There is more than one type of mutex. The basic std::mutex , included in the standard C++ library only allows one threads to lock it at a time. There are variations that address different problems, such as timing out after a given amount of time (timed_mutex), and allowing multiple reads to occur at the same time (shared_mutex).

Locking and Releasing a Mutex

Mutexes are used with lock functions, such as lock or try_lock. These functions can be used with the different variations of mutexes.

In general, the locking function locks the mutex. For std:mutex, this is simple, ownership and exclusion is given to the calling thread until the mutex is released (unlocked).(which will happen automatically after the lock is destroyed.

One important thing to understand is std::lock  and std::try_lock  have the sole purpose of locking the mutex. An additional object needs to be created to automatically release the mutex.

For automatic release at the end of the scoped block, std::lock_guard, std::unique_lock, or in my scenario, boost::shared_lock  can be used.

Mutex vs Shared_Mutex

A basic mutex is exclusive, meaning only one thread can lock the mutex at one time. Any other threads that encounter the lock will block until the owning thread releases the lock.

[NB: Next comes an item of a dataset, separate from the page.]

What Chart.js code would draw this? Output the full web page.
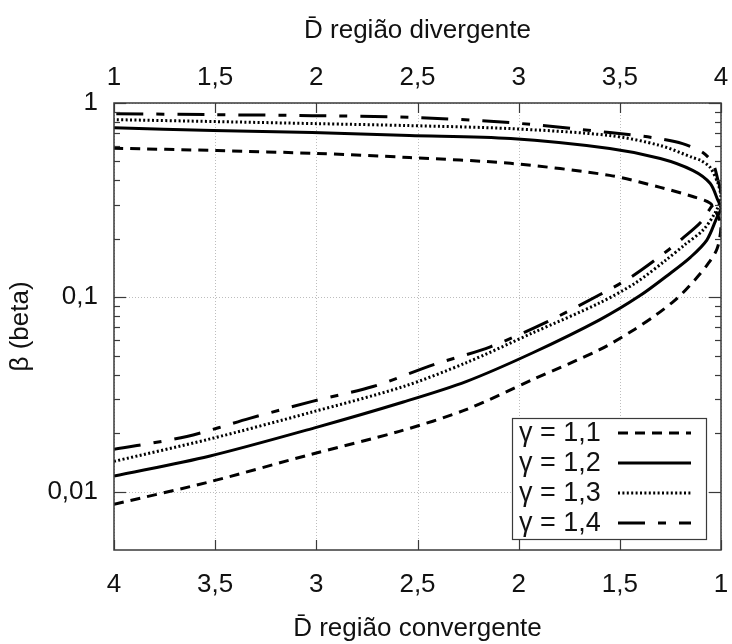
<!DOCTYPE html>
<html lang="pt">
<head>
<meta charset="utf-8">
<title>β em função de D̄</title>
<script src="https://cdn.jsdelivr.net/npm/chart.js@4.4.1/dist/chart.umd.min.js"></script>
<style>
  html, body { margin: 0; padding: 0; background: #fff; }
</style>
</head>
<body>
<canvas id="betaChart" width="732" height="644"></canvas>
<script>
const gammaLabels = ["γ = 1,1", "γ = 1,2", "γ = 1,3", "γ = 1,4"];

// each curve: lower branch from D = 4 up to the throat, then the upper branch back to D = 4
const dBar11 = [4.0, 3.53, 3.03, 2.59, 2.26, 1.93, 1.60, 1.44, 1.32, 1.24, 1.19, 1.12, 1.07, 1.02, 1.0, 1.015, 1.054, 1.14, 1.30, 1.55, 2.04, 2.54, 3.0, 3.49, 4.0];
const beta11 = [0.0086, 0.0112, 0.0155, 0.0204, 0.0264, 0.0377, 0.0537, 0.067, 0.0813, 0.0942, 0.105, 0.126, 0.146, 0.177, 0.232, 0.262, 0.305, 0.330, 0.368, 0.424, 0.489, 0.524, 0.550, 0.569, 0.585];

const dBar12 = [4.0, 3.53, 3.0, 2.57, 2.26, 1.93, 1.60, 1.40, 1.25, 1.15, 1.07, 1.02, 1.0, 1.015, 1.054, 1.14, 1.30, 1.55, 2.04, 2.54, 3.02, 3.51, 4.0];
const beta12 = [0.0120, 0.0152, 0.0214, 0.0289, 0.0368, 0.0518, 0.0765, 0.102, 0.133, 0.161, 0.197, 0.258, 0.287, 0.315, 0.386, 0.450, 0.518, 0.583, 0.656, 0.680, 0.704, 0.721, 0.745];

const dBar13 = [4.0, 3.53, 3.03, 2.57, 2.26, 1.93, 1.60, 1.42, 1.27, 1.18, 1.09, 1.03, 1.0, 1.015, 1.054, 1.10, 1.14, 1.30, 1.55, 2.04, 2.54, 3.0, 3.49, 4.0];
const beta13 = [0.0143, 0.0186, 0.0255, 0.0347, 0.0460, 0.0656, 0.0935, 0.119, 0.156, 0.186, 0.221, 0.271, 0.325, 0.386, 0.466, 0.506, 0.524, 0.604, 0.680, 0.738, 0.765, 0.783, 0.802, 0.821];

const dBar14 = [4.0, 3.64, 3.33, 3.02, 2.72, 2.42, 2.14, 1.86, 1.60, 1.44, 1.27, 1.19, 1.10, 1.05, 1.0, 1.015, 1.04, 1.09, 1.19, 1.34, 1.55, 2.04, 2.54, 3.02, 3.51, 4.0];
const beta14 = [0.0165, 0.0192, 0.0238, 0.0291, 0.0347, 0.0450, 0.0556, 0.0747, 0.103, 0.128, 0.172, 0.201, 0.243, 0.290, 0.343, 0.400, 0.489, 0.556, 0.618, 0.664, 0.704, 0.792, 0.844, 0.861, 0.871, 0.881];

const xTicks = [1, 1.5, 2, 2.5, 3, 3.5, 4];
const yTicks = [0.01, 0.1, 1];
const yTickText = ["0,01", "0,1", "1"];

const dashes = [[10, 7], [], [2, 2.4], [27, 13, 8, 13]];
const FONT = "'Liberation Sans', Arial, sans-serif";
const INK = "#111";
const FRAME = "#3a3a3a";

function toPoints(xs, ys) {
  return xs.map((x, i) => ({ x: x, y: ys[i] }));
}

function commaNum(v) {
  return String(v).replace(".", ",");
}

function line(ctx, x1, y1, x2, y2) {
  ctx.beginPath();
  ctx.moveTo(x1, y1);
  ctx.lineTo(x2, y2);
  ctx.stroke();
}

// dotted grid, inward tick marks, frame and the boxed legend
const frameAndLegend = {
  id: "frameAndLegend",
  beforeDatasetsDraw(chart) {
    const { ctx, chartArea: a, scales } = chart;
    ctx.save();
    ctx.strokeStyle = "#bdbdbd";
    ctx.lineWidth = 1;
    ctx.setLineDash([1, 2]);
    xTicks.forEach((v) => {
      const px = Math.round(scales.x.getPixelForValue(v)) + 0.5;
      line(ctx, px, a.top, px, a.bottom);
    });
    yTicks.forEach((v) => {
      const py = Math.round(scales.y.getPixelForValue(v)) + 0.5;
      line(ctx, a.left, py, a.right, py);
    });
    ctx.restore();
  },
  afterDatasetsDraw(chart) {
    const { ctx, chartArea: a, scales } = chart;
    ctx.save();
    ctx.strokeStyle = FRAME;
    ctx.lineWidth = 1.2;
    ctx.setLineDash([]);

    xTicks.forEach((v) => {
      const px = Math.round(scales.x.getPixelForValue(v)) + 0.5;
      line(ctx, px, a.bottom, px, a.bottom - 10);
      const pt = Math.round(scales.x2.getPixelForValue(v)) + 0.5;
      line(ctx, pt, a.top, pt, a.top + 10);
    });

    yTicks.forEach((decade) => {
      const py = Math.round(scales.y.getPixelForValue(decade)) + 0.5;
      line(ctx, a.left, py, a.left + 12, py);
      line(ctx, a.right, py, a.right - 12, py);
      if (decade >= 1) return;
      for (let k = 2; k <= 9; k++) {
        const pm = Math.round(scales.y.getPixelForValue(k * decade)) + 0.5;
        line(ctx, a.left, pm, a.left + 6, pm);
        line(ctx, a.right, pm, a.right - 6, pm);
      }
    });

    ctx.lineWidth = 1.5;
    ctx.strokeRect(a.left, a.top, a.right - a.left, a.bottom - a.top);

    // legend box in the lower right corner
    const bw = 194, bh = 121;
    const bx = a.right - 15 - bw;
    const by = a.bottom - 11 - bh;
    ctx.fillStyle = "#fff";
    ctx.fillRect(bx, by, bw, bh);
    ctx.lineWidth = 1.2;
    ctx.strokeRect(bx + 0.5, by + 0.5, bw, bh);

    ctx.font = "27px " + FONT;
    ctx.textBaseline = "middle";
    ctx.textAlign = "left";
    chart.data.datasets.forEach((ds, i) => {
      const cy = by + 15 + i * 30;
      ctx.fillStyle = INK;
      ctx.fillText(ds.label, bx + 7, cy + 1);
      ctx.strokeStyle = ds.borderColor;
      ctx.lineWidth = ds.borderWidth;
      ctx.setLineDash(ds.borderDash);
      line(ctx, bx + 106, cy, bx + 179, cy);
    });
    ctx.restore();
  },
};

function makeDataset(label, xs, ys, dash) {
  return {
    label: label,
    data: toPoints(xs, ys),
    showLine: true,
    borderColor: "#000",
    borderWidth: 3,
    borderDash: dash,
    pointRadius: 0,
    tension: 0.3,
    fill: false,
  };
}

function axisTitle(text, padding) {
  return {
    display: true,
    text: text,
    color: INK,
    font: { family: FONT, size: 26 },
    padding: padding,
  };
}

function tickFont() {
  return { family: FONT, size: 26 };
}

const ctx = document.getElementById("betaChart").getContext("2d");
new Chart(ctx, {
  type: "scatter",
  data: {
    datasets: [
      makeDataset(gammaLabels[0], dBar11, beta11, dashes[0]),
      makeDataset(gammaLabels[1], dBar12, beta12, dashes[1]),
      makeDataset(gammaLabels[2], dBar13, beta13, dashes[2]),
      makeDataset(gammaLabels[3], dBar14, beta14, dashes[3]),
    ],
  },
  options: {
    responsive: false,
    animation: false,
    devicePixelRatio: 1,
    layout: { padding: { left: 0, right: 11, top: 0, bottom: 0 } },
    plugins: { legend: { display: false }, tooltip: { enabled: false } },
    scales: {
      x: {
        type: "linear",
        position: "bottom",
        reverse: true,
        min: 1,
        max: 4,
        grid: { display: false, drawTicks: false },
        border: { display: false },
        ticks: {
          stepSize: 0.5,
          autoSkip: false,
          maxRotation: 0,
          padding: 19,
          color: INK,
          font: tickFont(),
          callback: (v) => commaNum(v),
        },
        title: axisTitle("D\u0304 região convergente", { top: 0, bottom: 0 }),
        afterFit: (s) => {
          s.height = 94;
          s.paddingLeft = 0;
          s.paddingRight = 0;
        },
      },
      x2: {
        type: "linear",
        position: "top",
        min: 1,
        max: 4,
        grid: { display: false, drawTicks: false },
        border: { display: false },
        ticks: {
          stepSize: 0.5,
          autoSkip: false,
          maxRotation: 0,
          padding: 10,
          color: INK,
          font: tickFont(),
          callback: (v) => commaNum(v),
        },
        title: axisTitle("D\u0304 região divergente", { top: 15, bottom: 0 }),
        afterFit: (s) => {
          s.height = 103;
          s.paddingLeft = 0;
          s.paddingRight = 0;
        },
      },
      y: {
        type: "logarithmic",
        position: "left",
        min: 0.005,
        max: 1,
        grid: { display: false, drawTicks: false },
        border: { display: false },
        ticks: {
          autoSkip: false,
          padding: 16,
          color: INK,
          font: tickFont(),
          callback: (v) => {
            const i = yTicks.findIndex((t) => Math.abs(t - v) < t * 1e-6);
            return i >= 0 ? yTickText[i] : "";
          },
        },
        title: axisTitle("β (beta)", { top: 5, bottom: 0 }),
        afterFit: (s) => {
          s.width = 114;
          s.paddingTop = 0;
          s.paddingBottom = 0;
        },
      },
    },
  },
  plugins: [frameAndLegend],
});
</script>
</body>
</html>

With shared mutexes, things are a little more flexible. Writes are still limited to one per thread for a mutex, but multiple reads are supported as long as there isn’t an active write. Boost provides an implementation of a shared mutex via std::shared_mutex.

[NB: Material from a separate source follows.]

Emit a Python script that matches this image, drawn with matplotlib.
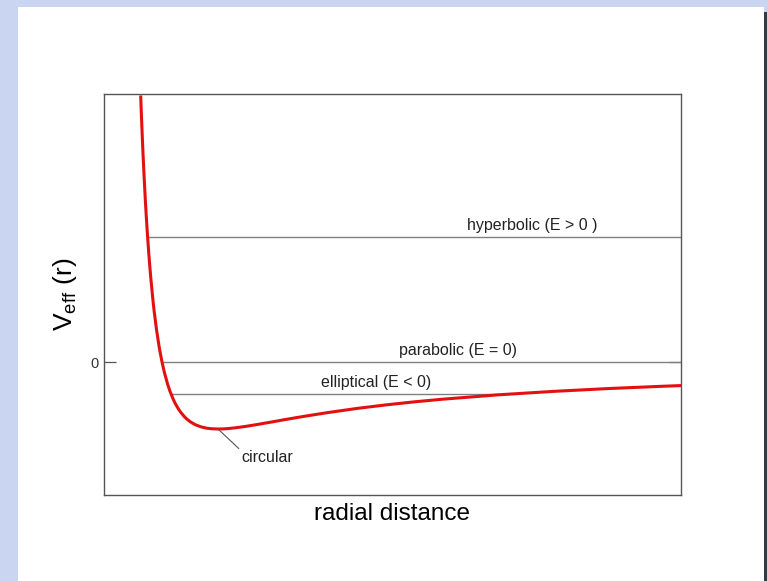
import matplotlib.pyplot as plt
from matplotlib.patches import Rectangle

plt.rcParams['font.family'] = ['Liberation Sans', 'DejaVu Sans']
plt.rcParams['mathtext.fontset'] = 'custom'
plt.rcParams['mathtext.rm'] = 'Liberation Sans'

# effective potential (r in units of the circular radius)
r = [0.31, 0.315, 0.32, 0.325, 0.33, 0.34, 0.35, 0.36, 0.37, 0.38, 0.39, 0.40,
     0.42, 0.43, 0.45, 0.47, 0.48, 0.50, 0.52, 0.55, 0.57, 0.60, 0.62, 0.65,
     0.67, 0.70, 0.72, 0.75, 0.77, 0.80, 0.85, 0.90, 0.95, 1.00, 1.05, 1.10,
     1.15, 1.20, 1.25, 1.35, 1.40, 1.50, 1.60, 1.75, 1.90, 2.00, 2.25, 2.50,
     2.75, 3.00, 3.50, 4.00, 4.50, 5.00, 5.20]
v_eff = [3.955, 3.729, 3.516, 3.314, 3.122, 2.768, 2.449, 2.160, 1.900, 1.662, 1.447, 1.250,
         0.907, 0.757, 0.494, 0.272, 0.174, 0.000, -0.148, -0.331, -0.431, -0.556, -0.625, -0.710,
         -0.757, -0.816, -0.849, -0.889, -0.910, -0.938, -0.969, -0.988, -0.997, -1.000, -0.998, -0.992,
         -0.983, -0.972, -0.960, -0.933, -0.918, -0.889, -0.859, -0.816, -0.776, -0.750, -0.691, -0.640,
         -0.595, -0.556, -0.490, -0.438, -0.395, -0.360, -0.348]

# energy levels
level_names = ['hyperbolic (E > 0 )', 'parabolic (E = 0)', 'elliptical (E < 0)']
level_E = [1.87, 0.0, -0.48]
level_r0 = [0.37, 0.50, 0.58]
level_r1 = [5.20, 5.20, 3.60]
label_r = [3.81, 3.14, 2.41]

circ_r, circ_v = 1.0, -1.0

fig = plt.figure(figsize=(7.67, 5.81), dpi=100)
fig.patch.set_facecolor('#c9d5f1')
fig.add_artist(Rectangle((18 / 767, 0), (764 - 18) / 767, 1 - 7 / 581,
                         transform=fig.transFigure, facecolor='white',
                         edgecolor='none', zorder=-10))
fig.add_artist(Rectangle((764 / 767, 0), 3 / 767, 1 - 12 / 581,
                         transform=fig.transFigure, facecolor='#333a44',
                         edgecolor='none', zorder=-10))

ax = fig.add_axes([104 / 767, 1 - 495 / 581, 577 / 767, 401 / 581])
ax.set_facecolor('white')

for name, e, a, b, lx in zip(level_names, level_E, level_r0, level_r1, label_r):
    ax.plot([a, b], [e, e], color='#808080', lw=1.0, zorder=2)
    ax.text(lx, e + 0.06, name, ha='center', va='bottom', fontsize=11.5, color='#222222')

ax.plot(r, v_eff, color='#e31010', lw=2.2, zorder=3)

ax.annotate('circular', xy=(circ_r, circ_v), xytext=(1.21, -1.42),
            fontsize=11.5, color='#222222', ha='left', va='center',
            arrowprops=dict(arrowstyle='-', color='#555555', lw=0.8,
                            shrinkA=0, shrinkB=0, relpos=(0, 0.9)))

ax.set_xlim(-0.018, 5.134)
ax.set_ylim(-1.985, 4.0)
ax.set_xticks([])
ax.set_yticks([0])
ax.set_yticklabels(['0'])
ax.tick_params(axis='y', direction='in', length=8.5, width=0.9, color='#555555',
               labelsize=10.5, labelcolor='#333333', right=True, pad=4)
for s in ax.spines.values():
    s.set_color('#555555')
    s.set_linewidth(1.0)

ax.set_xlabel('radial distance', fontsize=17.5, labelpad=6)
ax.set_ylabel(r'V$_{\mathrm{eff}}$ (r)', fontsize=19, labelpad=8)

fig.savefig('out.png', dpi=100, facecolor=fig.get_facecolor())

If the mutex is locked for reads (one or more), then a lock for exclusive write access will block until the read locks have released. The same goes for the inverse scenario if a shared mutex has been upgraded to unique, threads trying to obtain a shared access will be locked until the unique lock is released.

Deadlocks

A lock can become a bottleneck and hang up the program, such is the case with deadlocks. Deadlocks are something you encounter when using multiple mutexes that intersect, and that is a bit out of scope here.

There are ways around deadlocks, like using std::try_lock  or a std::timed_mutex  with std::try_lock_for  or std::try_lock_until .

Putting it all Together

For my game server, I use boost::shared_mutex  and std::boost_shared_lock . Here’s a walkthrough on how the reads and writes are implemented.

First, the mutex needs to be defined. This line is in my GameState class header:

boost::shared_mutex positionMutex;

Read Lock

I need lock positionMutex whenever I’m going to read from memory that this mutex should cover. I do this by using boost::shared_lock() , which allows multiple reads without blocking as long as the mutex hasn’t been upgraded to a unique lock.

boost::shared_lock<boost::shared_mutex> lock(this->positionMutex);

Write Lock

Whenever I write to my position properties, I need to upgrade the mutex to unique access so that other threads don’t read while the new value is being written. This is done by using boost::upgrade_lock  and  boost::upgrade_to_unique_lock as shown below .

boost::upgrade_lock<boost::shared_mutex> lock(this->positionMutex);
boost::upgrade_to_unique_lock<boost::shared_mutex> unique_lock(lock);

Full Example

GameUnit.h

class GameUnit {
    ...
    float positionX;
    float positionY;
    ...
public:
    ...
    boost::shared_mutex positionMutex; // probably shouldn't be public
    ...
}

GameUnit.cpp
// Used to read unit's state to client
UnitState GameUnit::getFullState() {
	boost::shared_lock<boost::shared_mutex> lock(this->positionMutex);

	UnitState state;
	state.positionX = this->positionX;
	state.positionY = this->positionY;
	state.velocityX = this->velocityX;
	state.velocityY = this->velocityY;
	state.facing = this->facing;
	return state;
}

// Primary method to change unit's position in state
void GameUnit::updatePosition(float x, float y, FacingDirection facing) {
	boost::upgrade_lock<boost::shared_mutex> lock(this->positionMutex);
	boost::upgrade_to_unique_lock<boost::shared_mutex> unique_lock(lock);

	if (fabsf(this->positionX - x) > this->maxSpeed) {
		return;
	}


	if (fabsf(this->positionY - y) > this->maxSpeed) {
		return;
	}

	this->positionX = x;
	this->positionY = y;
	this->facing = (FacingDirection)facing;
	std::cout << "Position: " << this->positionX << ", " << this->positionY << "\n";
}

// Repositions unit on death. Circumvents movement constraints/checks
void GameUnit::moveToSpawn(float x, float y, FacingDirection facing) {
	boost::upgrade_lock<boost::shared_mutex> lock(this->positionMutex);
	boost::upgrade_to_unique_lock<boost::shared_mutex> unique_lock(lock);

	this->positionX = x;
	this->positionY = y;
	this->facing = (FacingDirection)facing;
}

Conclusion

Concurrency is an effective means of separating units of work so that large chunks of data can be processed faster or crucial tasks are not hindered by other tasks blocking. There are some challenges that come with using multiple threads that can be managed through synchronizing memory operations between the threads.

Porting your codebase to C++ and using threads isn’t something you want to do on a whim. There is some over overhead and complexity that come with the power and flexibility. Games that can run with a little delay from the backend without impacting experience, such as a turn based game, could get away with using an interpreted language such as Python or PHP. Out of Phase was initially written in Python and used interpolation to help smooth out latency.